_STATED PROBLEM_
Exclude images, then output the remaining data verbatim.

_INFORMATION PROVIDED_
^^^^
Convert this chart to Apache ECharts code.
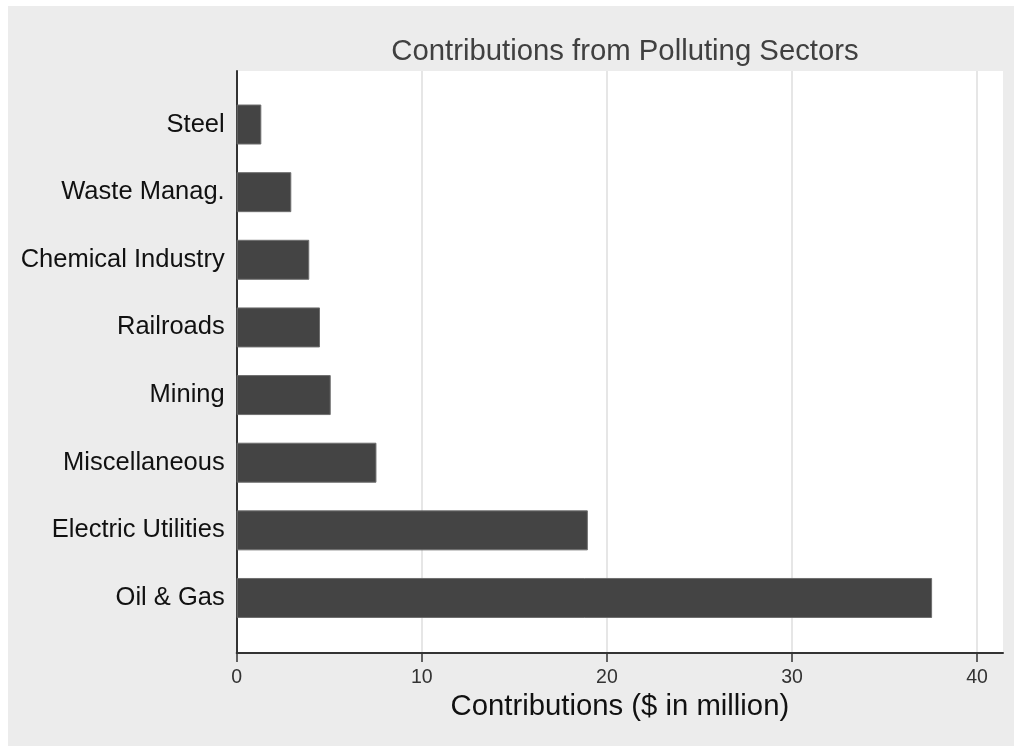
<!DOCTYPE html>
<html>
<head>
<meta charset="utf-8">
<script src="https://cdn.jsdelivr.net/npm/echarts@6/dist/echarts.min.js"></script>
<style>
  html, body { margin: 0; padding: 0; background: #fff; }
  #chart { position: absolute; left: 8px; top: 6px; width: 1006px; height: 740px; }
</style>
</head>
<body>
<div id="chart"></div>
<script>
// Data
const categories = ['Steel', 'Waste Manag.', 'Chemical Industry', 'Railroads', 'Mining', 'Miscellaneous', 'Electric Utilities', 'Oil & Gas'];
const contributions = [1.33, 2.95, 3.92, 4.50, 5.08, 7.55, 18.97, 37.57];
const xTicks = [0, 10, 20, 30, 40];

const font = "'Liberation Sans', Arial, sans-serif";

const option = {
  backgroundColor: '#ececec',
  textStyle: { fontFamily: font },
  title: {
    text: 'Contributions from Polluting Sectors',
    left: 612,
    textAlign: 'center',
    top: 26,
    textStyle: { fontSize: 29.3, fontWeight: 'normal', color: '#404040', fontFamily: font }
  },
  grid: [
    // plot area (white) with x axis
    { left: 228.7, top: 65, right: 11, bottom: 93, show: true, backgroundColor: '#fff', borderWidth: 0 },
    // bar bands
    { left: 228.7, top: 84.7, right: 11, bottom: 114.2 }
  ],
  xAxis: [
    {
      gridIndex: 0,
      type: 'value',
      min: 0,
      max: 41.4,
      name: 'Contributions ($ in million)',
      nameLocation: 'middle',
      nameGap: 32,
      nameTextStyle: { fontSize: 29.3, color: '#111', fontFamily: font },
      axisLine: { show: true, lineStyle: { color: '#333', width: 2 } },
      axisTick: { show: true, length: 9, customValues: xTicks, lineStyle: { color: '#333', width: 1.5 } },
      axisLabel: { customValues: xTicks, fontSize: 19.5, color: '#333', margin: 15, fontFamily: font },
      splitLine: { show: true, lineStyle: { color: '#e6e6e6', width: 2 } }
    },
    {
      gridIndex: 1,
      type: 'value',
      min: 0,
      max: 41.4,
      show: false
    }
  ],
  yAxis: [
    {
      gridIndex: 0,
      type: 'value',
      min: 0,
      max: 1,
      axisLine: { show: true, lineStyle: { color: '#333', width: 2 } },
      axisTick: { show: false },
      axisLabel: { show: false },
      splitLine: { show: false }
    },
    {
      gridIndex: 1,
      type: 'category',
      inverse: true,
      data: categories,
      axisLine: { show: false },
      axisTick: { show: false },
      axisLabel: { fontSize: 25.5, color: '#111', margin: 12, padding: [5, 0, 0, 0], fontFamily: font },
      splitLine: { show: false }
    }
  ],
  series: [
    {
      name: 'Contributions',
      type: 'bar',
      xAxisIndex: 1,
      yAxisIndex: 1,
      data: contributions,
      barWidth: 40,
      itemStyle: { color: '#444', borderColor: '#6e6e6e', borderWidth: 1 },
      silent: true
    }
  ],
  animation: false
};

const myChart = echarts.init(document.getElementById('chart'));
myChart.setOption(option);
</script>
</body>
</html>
^^^^
_ANSWER FOR THIS EXERCISE_
Convert this chart to Apache ECharts code.
<!DOCTYPE html>
<html>
<head>
<meta charset="utf-8">
<script src="https://cdn.jsdelivr.net/npm/echarts@6/dist/echarts.min.js"></script>
<style>
  html, body { margin: 0; padding: 0; background: #fff; }
  #chart { position: absolute; left: 8px; top: 6px; width: 1006px; height: 740px; }
</style>
</head>
<body>
<div id="chart"></div>
<script>
// Data
const categories = ['Steel', 'Waste Manag.', 'Chemical Industry', 'Railroads', 'Mining', 'Miscellaneous', 'Electric Utilities', 'Oil & Gas'];
const contributions = [1.33, 2.95, 3.92, 4.50, 5.08, 7.55, 18.97, 37.57];
const xTicks = [0, 10, 20, 30, 40];

const font = "'Liberation Sans', Arial, sans-serif";

const option = {
  backgroundColor: '#ececec',
  textStyle: { fontFamily: font },
  title: {
    text: 'Contributions from Polluting Sectors',
    left: 612,
    textAlign: 'center',
    top: 26,
    textStyle: { fontSize: 29.3, fontWeight: 'normal', color: '#404040', fontFamily: font }
  },
  grid: [
    // plot area (white) with x axis
    { left: 228.7, top: 65, right: 11, bottom: 93, show: true, backgroundColor: '#fff', borderWidth: 0 },
    // bar bands
    { left: 228.7, top: 84.7, right: 11, bottom: 114.2 }
  ],
  xAxis: [
    {
      gridIndex: 0,
      type: 'value',
      min: 0,
      max: 41.4,
      name: 'Contributions ($ in million)',
      nameLocation: 'middle',
      nameGap: 32,
      nameTextStyle: { fontSize: 29.3, color: '#111', fontFamily: font },
      axisLine: { show: true, lineStyle: { color: '#333', width: 2 } },
      axisTick: { show: true, length: 9, customValues: xTicks, lineStyle: { color: '#333', width: 1.5 } },
      axisLabel: { customValues: xTicks, fontSize: 19.5, color: '#333', margin: 15, fontFamily: font },
      splitLine: { show: true, lineStyle: { color: '#e6e6e6', width: 2 } }
    },
    {
      gridIndex: 1,
      type: 'value',
      min: 0,
      max: 41.4,
      show: false
    }
  ],
  yAxis: [
    {
      gridIndex: 0,
      type: 'value',
      min: 0,
      max: 1,
      axisLine: { show: true, lineStyle: { color: '#333', width: 2 } },
      axisTick: { show: false },
      axisLabel: { show: false },
      splitLine: { show: false }
    },
    {
      gridIndex: 1,
      type: 'category',
      inverse: true,
      data: categories,
      axisLine: { show: false },
      axisTick: { show: false },
      axisLabel: { fontSize: 25.5, color: '#111', margin: 12, padding: [5, 0, 0, 0], fontFamily: font },
      splitLine: { show: false }
    }
  ],
  series: [
    {
      name: 'Contributions',
      type: 'bar',
      xAxisIndex: 1,
      yAxisIndex: 1,
      data: contributions,
      barWidth: 40,
      itemStyle: { color: '#444', borderColor: '#6e6e6e', borderWidth: 1 },
      silent: true
    }
  ],
  animation: false
};

const myChart = echarts.init(document.getElementById('chart'));
myChart.setOption(option);
</script>
</body>
</html>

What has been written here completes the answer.